Mark Cavendish veut désormais prendre du plaisir sur le vélo, particulièrement dans une équipe qui lui a tant apporté dans sa carrière. « J’aime juste rouler, et j’espère évidemment que nous allons prochainement retrouver une certaine normalité, et que les gens pourront reprendre une vie normale, sans craindre pour leur vie. Aujourd’hui, je me sens comme les fans belges : je vis et je respire cyclisme. Je me sens comme à la maison chez Deceuninck-Quick Step.
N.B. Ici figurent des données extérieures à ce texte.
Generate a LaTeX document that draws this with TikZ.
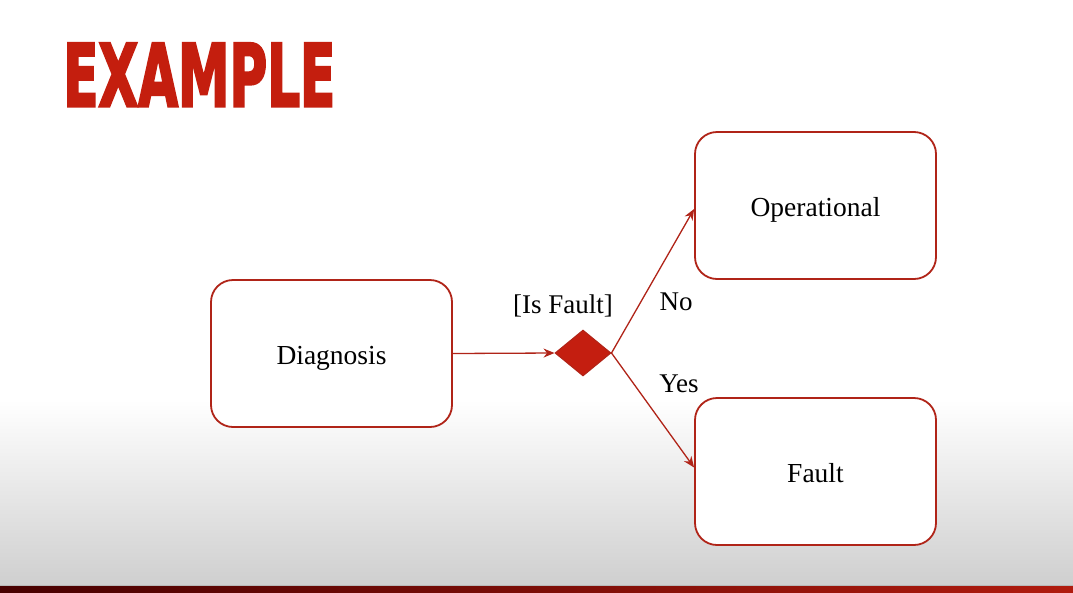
\documentclass[tikz,border=0pt]{standalone}
\usepackage{fontspec}
\setmainfont{Liberation Serif}
\newfontfamily\titlefont[FakeBold=3]{DejaVu Sans Condensed}
\usetikzlibrary{shapes.geometric,arrows.meta}
\definecolor{linered}{HTML}{B02418}
\definecolor{fillred}{HTML}{C41E10}
\definecolor{titlered}{HTML}{C41E0E}
\definecolor{bargrey}{HTML}{CFCFCF}
\tikzset{
  state/.style={draw=linered, line width=1.8pt, rounded corners=22pt, fill=white,
    minimum width=241pt, minimum height=147pt, font=\fontsize{27.5}{31}\selectfont,
    text height=21pt, text depth=0pt},
  choice/.style={diamond, draw=linered, fill=fillred, line width=1pt,
    minimum width=56pt, minimum height=46pt, inner sep=0pt, aspect=1.2},
  flow/.style={draw=linered, line width=1.3pt, -{Stealth[length=11pt,width=9pt]}},
  label/.style={font=\fontsize{27}{31}\selectfont, inner sep=0pt}
}
\begin{document}
\begin{tikzpicture}[x=1pt,y=-1pt]
  % page and background fade
  \useasboundingbox (0,0) rectangle (1073,592);
  \fill[white] (0,0) rectangle (1073,592);
  \shade[top color=white, bottom color=bargrey] (0,400) rectangle (1073,585);
  \fill[gray!55] (0,585) rectangle (1073,586.5);
  \shade[left color=black!60!red!70!black, right color=fillred!90!black] (0,586.5) rectangle (1073,592);

  % title
  \node[anchor=north west, inner sep=0pt, text=titlered] (title) at (63,43)
    {\resizebox{272pt}{63pt}{\titlefont\bfseries EXAMPLE}};

  % states
  \node[state] (diag) at (331.5,353.5) {Diagnosis};
  \node[state] (oper) at (815.5,205.5) {Operational};
  \node[state] (fault) at (815.5,471.5) {Fault};

  % decision
  \node[choice] (dec) at (583,353) {};

  % flows
  \draw[flow] (diag.east) -- (dec.west);
  \draw[flow] (dec.east) -- ([yshift=-3.5pt]oper.west);
  \draw[flow] (dec.east) -- ([yshift=4pt]fault.west);

  % guard and branch labels
  \node[label] (guard) at (563,306) {[Is Fault]};
  \node[label] (no) at (676,302) {No};
  \node[label] (yes) at (679,384) {Yes};
\end{tikzpicture}
\end{document}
Je veux juste continuer à profiter des courses ».
Si aucune épreuve n’est encore à son programme pour la saison 2021, en raison d’une pandémie qui perturbe le calendrier, Mark Cavendish peut clairement être un transfert intéressant pour une équipe qui compte sur Sam Bennett, Alvaro José Hodeg, Jannik Steimle ou encore Fabio Jakobsen, pour enchaîner les pointes de vitesse victorieuses. Le Britannique semble en tout cas ouvert à épauler ses jeunes coéquipiers. Une belle fin de carrière, en somme.